This morning, Attorney General Sessions announced the anticipated Trump administration crackdown on Sanctuary Cities. In his speech, AG Sessions urged state and local governments to abandon sanctuary policies, suggesting that jurisdictions continuing such policies will be denied Justice Department grants. However, while he spoke broadly of sanctuary cities, the AG narrowed his language in referencing grant denials, suggesting such would only occur where the policy leads to a violation of 8 U.S.C. § 1373. This leaves it unclear if he was announcing a new, more aggressive policy, or simply was reiterating existing policy.
This blog has previously discussed the Obama administration’s interpretation of 8 U.S.C. § 1373 and the limitations on the enforcement of that statute. (See: First Suit Filed Over Sanctuary Cities Order and President Trumps Toothless Attack on Sanctuary Cities). If the Trump Administration is attempting to go further, to force state and local governments to abandon sanctuary policies and enforce immigration law, then it may well be acting unconstitutionally. That point is well discussed here.
One thing is clear, the AG believes that state and local governments must comply with immigration detainers. He is wrong.
A detainer is a request, not an order. 8 C.F.R. § 287.7(a). Interpreting this provision, Federal District Magistrate Judge Stewart concluded in Miranda-Olivares v. Clackamas Cty., No. 3:12-cv-02317-ST, 2014 U.S. Dist. LEXIS 50340 (D. Or. Apr. 11, 2014) that detainers are not mandatory and that agencies are free to release individuals named in such a detainer. In doing so, Judge Stewart followed the holding of the Third Circuit in Galarza v. Szalczyk, 745 F.3d 634, 640 (3d Cir. 2014). Subsequent cases have reached the same conclusion.
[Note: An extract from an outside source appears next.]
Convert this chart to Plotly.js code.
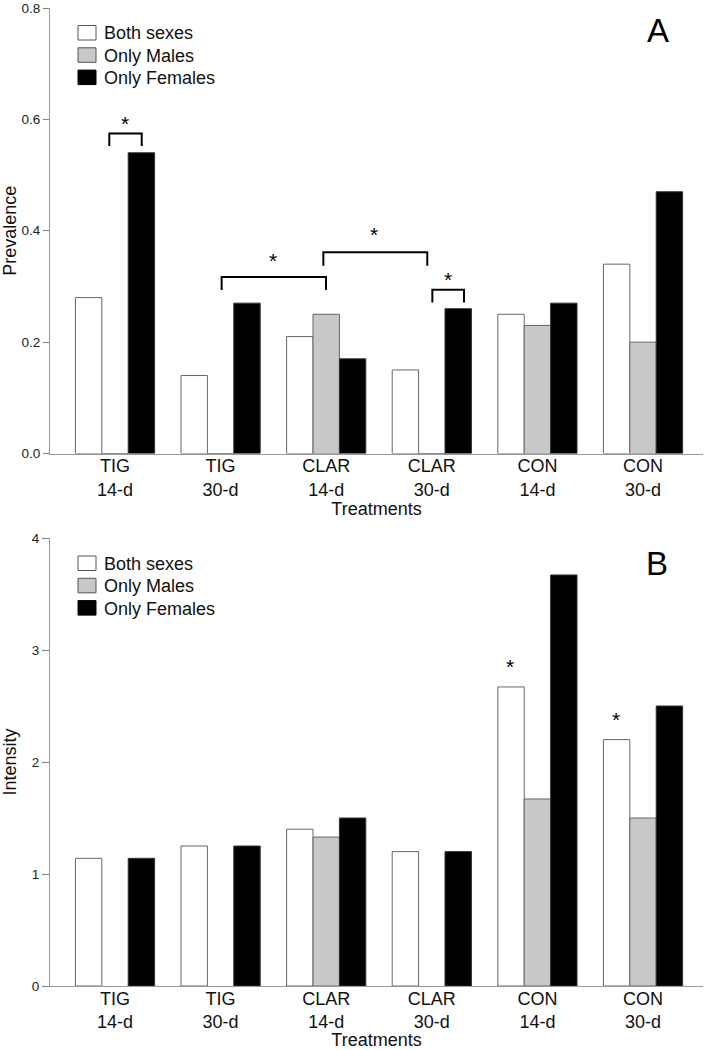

In Printz v. United States, 521 U.S. 898, 933, 117 S. Ct. 2365, 2383 (1997) the Supreme Court held “The Federal Government may not compel the States to enact or administer a federal regulatory program.” Federal immigration law reflects this principle. It contains no provision requiring state or local governments to enforce immigration law. In fact is signals the opposite. 8 U.S.C. § 1357(g) provides the AG authority to enter agreements with state and local governments for their assistance with the enforcement of immigration laws. Paragraph (9) of that subsection makes clear that state and local governments can refuse to enter such an agreement. This voluntariness provision cannot be squared with the AG’s speech of this morning.